ALBUM REVIEW: Abhorrence – Cognitive
If you’ve ever encountered the nightmarish, psychologically-driven horror of uniquely disquieting movie director Ari Aster, you should already have a fairly accurate idea of the type of listening experience that awaits within this colossal, densely-orchestrated assault on the senses. Indeed, much like the slow but steadily inexorable cold drip of mounting hysteria that resides in grief-stricken 2018 chiller Hereditary or Midsommar’s tangibly heavy aura of crushing melancholia and harrowing scenes of gore-stricken mutilation, the aptly-titled Abhorrence derives from similarly bleak thematic territory (minus the accidental decapitations and ritual sacrifices). And just as Aster’s ghoulish cinematic visions frequently find even the most hardened horror fanatic squirming in their seat like the proverbial worm wriggling on the end of a fishhook, New Jersey aggressors COGNITIVE’s latest mammoth, genre-twisting studio album makes for an equally brutal and disorientating affair.

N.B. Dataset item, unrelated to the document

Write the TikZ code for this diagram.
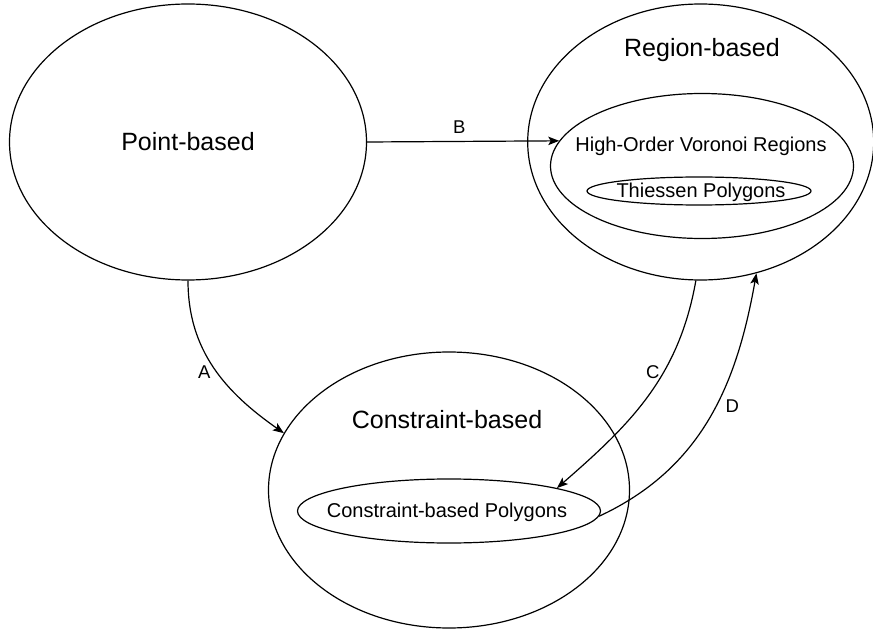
\documentclass[tikz,border=0pt]{standalone}
\usepackage{fontspec}
\setmainfont{Liberation Sans}
\usetikzlibrary{arrows.meta,shapes.geometric,positioning}
\tikzset{
    blob/.style={
        ellipse,
        draw,
        line width=1.2pt,
        inner sep=0pt,
    },
    bigtext/.style={font=\fontsize{25}{30}\selectfont},
    smalltext/.style={font=\fontsize{20}{24}\selectfont},
    edgetext/.style={font=\fontsize{18.5}{22}\selectfont},
}
\begin{document}
\begin{tikzpicture}[x=1pt,y=1pt,>={Stealth[length=11pt,width=8.5pt,inset=2.5pt]},line width=1.2pt,auto]
    \useasboundingbox (0,0) rectangle (873,-631);
    % outer groups
    \node [blob,bigtext,minimum width=357pt,minimum height=276pt] (point) at (188,-142) {Point-based};
    \node [blob,minimum width=346pt,minimum height=276pt] (region) [right=160pt of point] {};
    \node [blob,minimum width=361pt,minimum height=276pt] (constraint) at (449,-490) {};
    \node [bigtext] (regiontext) at (702,-50) {Region-based};
    \node [bigtext] (constrainttext) at (447,-420) {Constraint-based};
    % inner groups
    \node [blob,minimum width=303pt,minimum height=145pt] (voronoi) at (702,-166) {};
    \node [smalltext] (voronoitext) at (701,-146) {High-Order Voronoi Regions};
    \node [blob,minimum width=224pt,minimum height=28pt] (thiessen) at (699,-191) {};
    \node [smalltext] (thiessentext) at (701,-192) {Thiessen Polygons};
    \node [blob,minimum width=303pt,minimum height=64pt] (cpoly) at (449,-511) {};
    \node [smalltext] (cpolytext) at (447,-512) {Constraint-based Polygons};
    % connectors
    \path[->] (point.east) edge node [edgetext,pos=0.48,above=4pt] {B} (voronoi.170);
    \path[->] (point.south) edge [out=-90,in=145] node [edgetext,pos=0.53,left=3pt] {A} (constraint.161);
    \path[->] (region.268) edge [out=-100,in=41] node [edgetext,pos=0.38,left] {C} (cpoly.12);
    \path[->] (cpoly.-2) edge [out=25,in=260] node [edgetext,pos=0.55,right=6pt] {D} (region.293);
\end{tikzpicture}
\end{document}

With an intrepid, if at times rather indeterminate, sonic formula favouring generous application of humongous, weightily chugging groove, breakneck hyperblasts and bewilderingly intricate technical riffery, Abhorrence is a record brimming with an abundance of compositional ingenuity and ideas — the majority of which are executed to nimbly manipulated and engaging effect.
Within a stylistically expansive repertoire in which each track inhabits its own very particular compositional space, Savor The Suffering resides in decidedly torturous and abrasive sonic territories. Fading out on a sample of a man apparently choking on his own vomit, it’s by far the most thoroughly unsettling and visceral offering on show here. With its gargantuan double-whammy of densely muscled bass and diaphragm-rupturing screams being overlaid by an airily whirling tsunami of scalpel-edged textural intricacies, every conceivable millisecond of this manically energised offering is gauged to achieve the utmost levels of unease and bewilderment in the unsuspecting listener. Especially given that, at the precise time of reviewing the aforementioned track, the humble scribe presently penning this review happened to be caught in the throes of a rather debilitating Bank Holiday hangover.
From here, Containment Breach, among others, revels in a CATTLE DECAPITATION-esque selection of unearthly screams together with the ghoulish, vocal cord-constricting semi-cleans for which the Californian heavyweights are globally admired. Melding in amongst a darkly swelling crescendo of choral vocals whose lush, velvet-rich harmonies abound with eerie beauty, Abhorrence contains no shortage of uniquely characterful idiosyncratic details, with werewolf-inspired number Lunar Psychopathy brimming over with beguiling, Blackwater Park-era fretwork.
Taking its title from that of the world-renowned ink blot psychologist of the same name, Rorschach is every bit the complex, multi-faceted beast you’d expect of a track written around the labyrinthine, frequently unfathomable territories of the human brain. In amongst brutally propulsive episodes of ceaselessly blasting, ABORTED-tinged carnage, the Americans waste no time in obliterating our faculties to virtual smithereens. The slick, dizzyingly stratospheric solo that pops up, wholly unannounced, midway admittedly feels a tad incongruous within this hitherto relentlessly brutalising mix, but this minor stylistic hiccup doesn’t detract too greatly from what is an otherwise solidly entertaining album. And while COGNITIVE’s core influences and sonic reference points may be quite audibly prominent at various moments within this frequently genre-straddling body of work, both the staggering levels of brutality and meticulously crafted, inventive riffery also being abundantly exhibited here far outweigh these more derivative moments.
Rating: 7/10
Abhorrence is out now via Metal Blade Records.